If abuse of power is the worst of all forms of corruption, as some say, a section of our security forces is definitely making the most of it. The news of seven Detective Branch officials getting caught red-handed for allegedly extracting ransom money for the return of a Cox's Bazar trader that they had earlier abducted adds to the long list of criminal offences committed by members of the police force. Only a day ago, the ACC had filed a case against a former superintendent of police for illegally amassing crores of taka.
Under no circumstance can such offences be tolerated. Criminal offence committed by the police is often confused with “misconduct” in Bangladesh, and since it involves the reputation of the entire force, sometimes there is a deliberate attempt to downplay such offences, or worse, not follow them up with appropriate legal action. When a corrupt officer gets away without punishment, it has dangerous ramifications: it inspires others to commit crimes. And there is also the dangerous possibility that the victims, and indeed the general people, may never fully trust the police again.

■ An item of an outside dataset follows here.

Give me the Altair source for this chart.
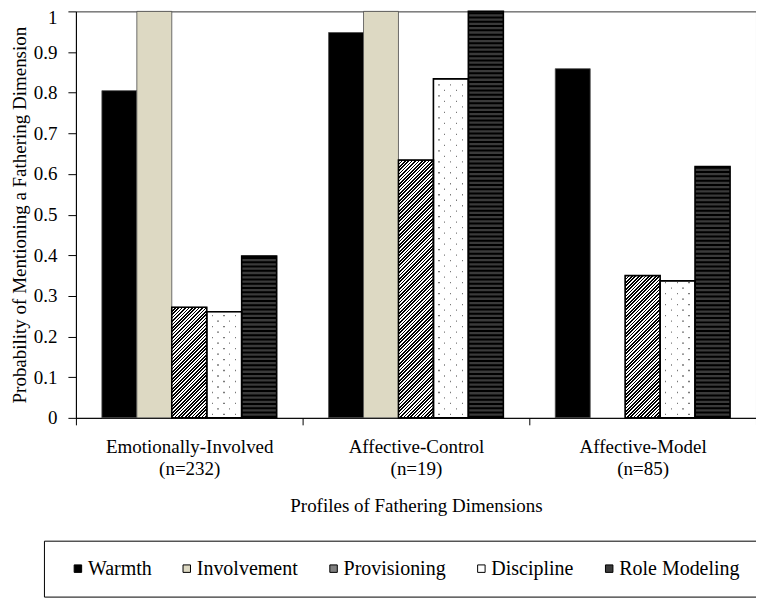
import altair as alt
import pandas as pd

# ---------------- data ----------------
group_names = ["Emotionally-Involved", "Affective-Control", "Affective-Model"]
group_sizes = ["(n=232)", "(n=19)", "(n=85)"]
series_names = ["Warmth", "Involvement", "Provisioning", "Discipline", "Role Modeling"]
warmth = [0.805, 0.948, 0.859]
involvement = [1.0, 1.0, None]
provisioning = [0.272, 0.634, 0.350]
discipline = [0.261, 0.834, 0.337]
role_modeling = [0.398, 1.0, 0.618]
y_ticks = [0.0, 0.1, 0.2, 0.3, 0.4, 0.5, 0.6, 0.7, 0.8, 0.9, 1.0]

# ---------------- style / layout ----------------
series_colors = ["#000000", "#DDD9C3", "#808080", "#FFFFFF", "#3a3a3a"]
FONT = "'Liberation Serif', 'Times New Roman', 'DejaVu Serif', serif"
FS = 19
W, H = 681, 407
OUTER = 0.743
BAR_W = (W / 3) / (len(series_names) + 2 * OUTER)

group_labels = [f"{g}|{n}" for g, n in zip(group_names, group_sizes)]
series_values = dict(zip(series_names, [warmth, involvement, provisioning, discipline, role_modeling]))

rows = [
    {"group": lab, "series": s, "value": v}
    for s in series_names
    for lab, v in zip(group_labels, series_values[s])
    if v is not None
]
bars = pd.DataFrame(rows)

x_axis = alt.Axis(
    title="Profiles of Fathering Dimensions",
    labelExpr="split(datum.label, '|')",
    labelAngle=0,
    tickBand="extent",
    tickSize=7,
    labelPadding=13,
    labelLineHeight=22,
    titlePadding=18,
)
y_axis = alt.Axis(
    title="Probability of Mentioning a Fathering Dimension",
    titleFontSize=19,
    values=y_ticks,
    format=".1~f",
    tickSize=8,
    labelPadding=11,
    labelOffset={"expr": "datum.value == 1 ? 6 : 0"},
    titlePadding=4,
)

x_enc = alt.X("group:N", scale=alt.Scale(domain=group_labels, paddingInner=0, paddingOuter=0), axis=x_axis)
xo_enc = alt.XOffset("series:N", scale=alt.Scale(domain=series_names, paddingInner=0, paddingOuter=OUTER))


def y_enc(field):
    return alt.Y(f"{field}:Q", scale=alt.Scale(domain=[0, 1], nice=False, zero=True), axis=y_axis)


legend = alt.Legend(
    orient="none", legendX=-32, legendY=530, direction="horizontal", columns=5,
    title=" ", titleOrient="left", titlePadding=6, titleFontSize=20,
    strokeColor="black", fillColor="white", padding=18, columnPadding=25,
    symbolType="square", symbolSize=56, symbolStrokeColor="black", symbolStrokeWidth=1,
    labelOffset=0, labelFont=FONT, labelFontSize=20, labelColor="black", labelLimit=0,
)

base = alt.Chart(bars).mark_bar(stroke="#4d4d4d", strokeWidth=0.8).encode(
    x=x_enc, xOffset=xo_enc, y=y_enc("value"),
    color=alt.Color("series:N", scale=alt.Scale(domain=series_names, range=series_colors), legend=legend),
)


# ---------- pattern fills ----------
def diag_gradient(w, h, period=3.4, ink=0.5):
    total = w + h
    gx = w * total / (w * w + h * h)
    gy = h * total / (w * w + h * h)
    stops = []
    pos = 0.0
    while pos < total:
        a = pos / total
        b = min((pos + period * ink) / total, 1.0)
        c = min((pos + period) / total, 1.0)
        stops += [
            {"offset": a, "color": "#000000"},
            {"offset": b, "color": "#000000"},
            {"offset": b, "color": "#ffffff"},
            {"offset": c, "color": "#ffffff"},
        ]
        pos += period
    return {"gradient": "linear", "x1": 0, "y1": 0, "x2": gx, "y2": gy, "stops": stops}


def dot_gradient(centers, w, dot=1.3, color="#7a7a7a"):
    clear = "rgba(255,255,255,0)"
    stops = [{"offset": 0, "color": clear}]
    for c in centers:
        a = max((c - dot / 2) / w, 0)
        b = min((c + dot / 2) / w, 1)
        stops += [
            {"offset": a, "color": clear},
            {"offset": a, "color": color},
            {"offset": b, "color": color},
            {"offset": b, "color": clear},
        ]
    stops.append({"offset": 1, "color": clear})
    return {"gradient": "linear", "x1": 0, "y1": 0, "x2": 1, "y2": 0, "stops": stops}


layers = [base]

# Provisioning: diagonal hatch
for lab, v in zip(group_labels, provisioning):
    d = pd.DataFrame([{"group": lab, "series": "Provisioning", "value": v}])
    layers.append(
        alt.Chart(d).mark_bar(fill=diag_gradient(BAR_W, v * H)).encode(
            x=x_enc, xOffset=xo_enc, y=y_enc("value")
        )
    )

# Role Modeling: horizontal stripes
STRIPE_PITCH, STRIPE_INK = 4.3, 2.0
stripe_rows = []
for lab, v in zip(group_labels, role_modeling):
    k = 0
    while k * STRIPE_PITCH < v * H:
        y0 = k * STRIPE_PITCH / H
        y1 = min((k * STRIPE_PITCH + STRIPE_INK) / H, v)
        stripe_rows.append({"group": lab, "series": "Role Modeling", "y0": y0, "y1": y1})
        k += 1
stripes = pd.DataFrame(stripe_rows)
layers.append(
    alt.Chart(stripes).mark_bar(fill="#000000").encode(
        x=x_enc, xOffset=xo_enc, y=y_enc("y0"), y2=alt.Y2("y1:Q")
    )
)

# Discipline: staggered dots
DOT_ROW, DOT_H = 5.5, 1.3
dot_rows = []
for lab, v in zip(group_labels, discipline):
    k = 0
    while (k + 0.8) * DOT_ROW < v * H:
        y0 = (k + 0.5) * DOT_ROW / H
        dot_rows.append({"group": lab, "series": "Discipline", "y0": y0, "y1": y0 + DOT_H / H, "odd": k % 2})
        k += 1
dots = pd.DataFrame(dot_rows)
for parity, centers in [(0, [5.5, 17.2, 28.9]), (1, [11.3, 23.0])]:
    layers.append(
        alt.Chart(dots[dots["odd"] == parity]).mark_bar(fill=dot_gradient(centers, BAR_W)).encode(
            x=x_enc, xOffset=xo_enc, y=y_enc("y0"), y2=alt.Y2("y1:Q")
        )
    )

# outlines on top
outlined = bars[bars["series"].isin(["Provisioning", "Discipline", "Role Modeling"])]
layers.append(
    alt.Chart(outlined).mark_bar(fill="transparent", stroke="#000000", strokeWidth=1.6).encode(
        x=x_enc, xOffset=xo_enc, y=y_enc("value")
    )
)

chart = (
    alt.layer(*layers)
    .properties(
        width=W, height=H,
        autosize=alt.AutoSizeParams(type="none"),
        padding={"left": 68, "top": 3, "right": 0, "bottom": 180},
    )
    .configure_axis(
        labelFont=FONT, labelFontSize=FS, labelColor="black",
        titleFont=FONT, titleFontSize=FS, titleFontWeight="normal", titleColor="black",
        domainColor="black", tickColor="black", grid=False,
    )
    .configure_view(stroke="#333333", strokeWidth=1)
)

chart.save("out.html", embed_options={"renderer": "svg", "actions": False})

For a state to function properly, it's important that everyone should abide by the law, and that includes the law enforcement officials also. Corrupt members of the police force must be punished. Apart from legal action to bring the offenders to justice, we think a radical reform in the way corruption is viewed and treated within the force is needed. We can't allow a few rotten apples to keep bringing shame on the entire force or risk disturbing the public order.